Start of Exercise material

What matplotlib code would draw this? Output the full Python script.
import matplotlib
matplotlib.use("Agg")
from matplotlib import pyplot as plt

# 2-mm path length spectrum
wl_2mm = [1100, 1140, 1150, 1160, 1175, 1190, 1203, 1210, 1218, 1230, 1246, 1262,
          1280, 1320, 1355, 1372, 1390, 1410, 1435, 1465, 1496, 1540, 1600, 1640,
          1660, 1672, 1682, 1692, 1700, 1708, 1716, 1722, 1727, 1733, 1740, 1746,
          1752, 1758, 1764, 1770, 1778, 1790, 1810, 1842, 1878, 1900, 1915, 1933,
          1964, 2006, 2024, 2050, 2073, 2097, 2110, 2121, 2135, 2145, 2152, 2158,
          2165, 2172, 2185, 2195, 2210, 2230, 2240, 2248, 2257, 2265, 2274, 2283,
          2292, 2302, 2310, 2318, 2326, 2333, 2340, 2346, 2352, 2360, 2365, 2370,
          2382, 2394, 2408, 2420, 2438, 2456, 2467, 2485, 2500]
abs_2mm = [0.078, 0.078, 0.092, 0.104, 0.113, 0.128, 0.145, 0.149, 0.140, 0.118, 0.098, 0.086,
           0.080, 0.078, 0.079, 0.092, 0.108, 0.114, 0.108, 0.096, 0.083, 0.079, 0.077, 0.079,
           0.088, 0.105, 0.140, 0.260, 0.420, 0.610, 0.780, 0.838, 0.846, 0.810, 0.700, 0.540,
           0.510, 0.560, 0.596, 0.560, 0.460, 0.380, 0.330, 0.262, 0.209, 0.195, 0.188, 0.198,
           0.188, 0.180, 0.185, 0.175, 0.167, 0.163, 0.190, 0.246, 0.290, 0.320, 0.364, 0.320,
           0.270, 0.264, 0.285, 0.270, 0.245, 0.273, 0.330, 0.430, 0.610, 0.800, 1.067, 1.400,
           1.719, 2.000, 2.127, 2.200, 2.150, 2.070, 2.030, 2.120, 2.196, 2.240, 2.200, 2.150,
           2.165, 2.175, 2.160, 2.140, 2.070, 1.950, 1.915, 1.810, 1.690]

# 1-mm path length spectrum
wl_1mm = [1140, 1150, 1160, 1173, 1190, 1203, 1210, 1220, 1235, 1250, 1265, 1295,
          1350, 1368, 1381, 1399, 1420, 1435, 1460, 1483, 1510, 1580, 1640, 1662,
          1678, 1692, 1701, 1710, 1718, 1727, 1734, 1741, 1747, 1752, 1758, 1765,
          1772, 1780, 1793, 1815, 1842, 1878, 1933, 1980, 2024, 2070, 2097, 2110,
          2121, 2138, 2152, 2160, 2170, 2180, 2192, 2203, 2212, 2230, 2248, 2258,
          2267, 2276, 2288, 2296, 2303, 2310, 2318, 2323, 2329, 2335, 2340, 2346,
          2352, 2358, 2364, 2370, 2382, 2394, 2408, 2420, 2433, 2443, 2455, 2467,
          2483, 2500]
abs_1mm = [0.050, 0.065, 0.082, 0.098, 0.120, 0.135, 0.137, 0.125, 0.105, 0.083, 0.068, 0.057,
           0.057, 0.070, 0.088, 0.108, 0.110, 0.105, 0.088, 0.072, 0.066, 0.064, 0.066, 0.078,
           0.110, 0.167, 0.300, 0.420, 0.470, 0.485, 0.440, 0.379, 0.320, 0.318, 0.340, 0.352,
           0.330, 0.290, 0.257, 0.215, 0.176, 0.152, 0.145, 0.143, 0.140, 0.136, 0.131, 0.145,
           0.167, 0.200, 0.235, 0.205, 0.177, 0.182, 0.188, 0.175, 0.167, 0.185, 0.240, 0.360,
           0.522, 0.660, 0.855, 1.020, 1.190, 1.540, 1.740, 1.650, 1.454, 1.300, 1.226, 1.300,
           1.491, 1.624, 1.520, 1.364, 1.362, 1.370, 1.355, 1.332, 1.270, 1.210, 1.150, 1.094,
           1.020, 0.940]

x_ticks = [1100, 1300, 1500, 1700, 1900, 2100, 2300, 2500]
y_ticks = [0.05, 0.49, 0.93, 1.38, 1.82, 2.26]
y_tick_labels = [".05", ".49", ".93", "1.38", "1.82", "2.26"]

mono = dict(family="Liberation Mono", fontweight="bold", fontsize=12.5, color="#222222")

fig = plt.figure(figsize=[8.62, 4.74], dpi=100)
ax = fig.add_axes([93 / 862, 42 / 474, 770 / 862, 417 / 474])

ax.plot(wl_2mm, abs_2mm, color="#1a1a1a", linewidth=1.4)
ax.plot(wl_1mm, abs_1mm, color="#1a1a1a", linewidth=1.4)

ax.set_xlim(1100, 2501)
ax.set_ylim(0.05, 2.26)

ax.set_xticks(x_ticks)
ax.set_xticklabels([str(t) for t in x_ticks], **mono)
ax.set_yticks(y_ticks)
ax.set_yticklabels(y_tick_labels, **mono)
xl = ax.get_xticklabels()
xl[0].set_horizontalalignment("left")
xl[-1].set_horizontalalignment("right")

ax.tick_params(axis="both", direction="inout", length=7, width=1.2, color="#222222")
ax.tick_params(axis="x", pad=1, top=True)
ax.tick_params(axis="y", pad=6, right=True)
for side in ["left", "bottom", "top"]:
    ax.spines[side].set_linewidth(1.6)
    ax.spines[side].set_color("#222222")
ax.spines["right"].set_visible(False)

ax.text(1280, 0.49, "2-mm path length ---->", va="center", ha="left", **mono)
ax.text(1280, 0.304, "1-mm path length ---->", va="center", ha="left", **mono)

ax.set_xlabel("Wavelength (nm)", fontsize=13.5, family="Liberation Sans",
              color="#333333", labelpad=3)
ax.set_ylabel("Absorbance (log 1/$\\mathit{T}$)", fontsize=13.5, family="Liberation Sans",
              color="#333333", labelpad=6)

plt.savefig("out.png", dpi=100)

End of Exercise material
Start of Exercise material

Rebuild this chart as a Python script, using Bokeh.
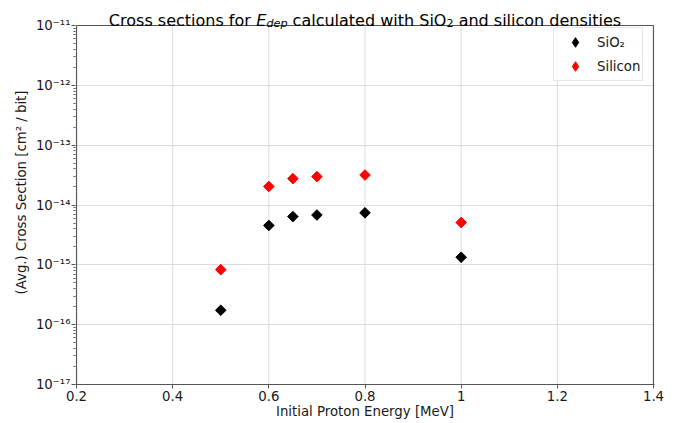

End of Exercise material

In the listing above, find the line with "What matplotlib code" and the line with "from matplotlib import pyplot as plt". Output those two lines and every line between them, exactly as written.

- Expected answer
What matplotlib code would draw this? Output the full Python script.
import matplotlib
matplotlib.use("Agg")
from matplotlib import pyplot as plt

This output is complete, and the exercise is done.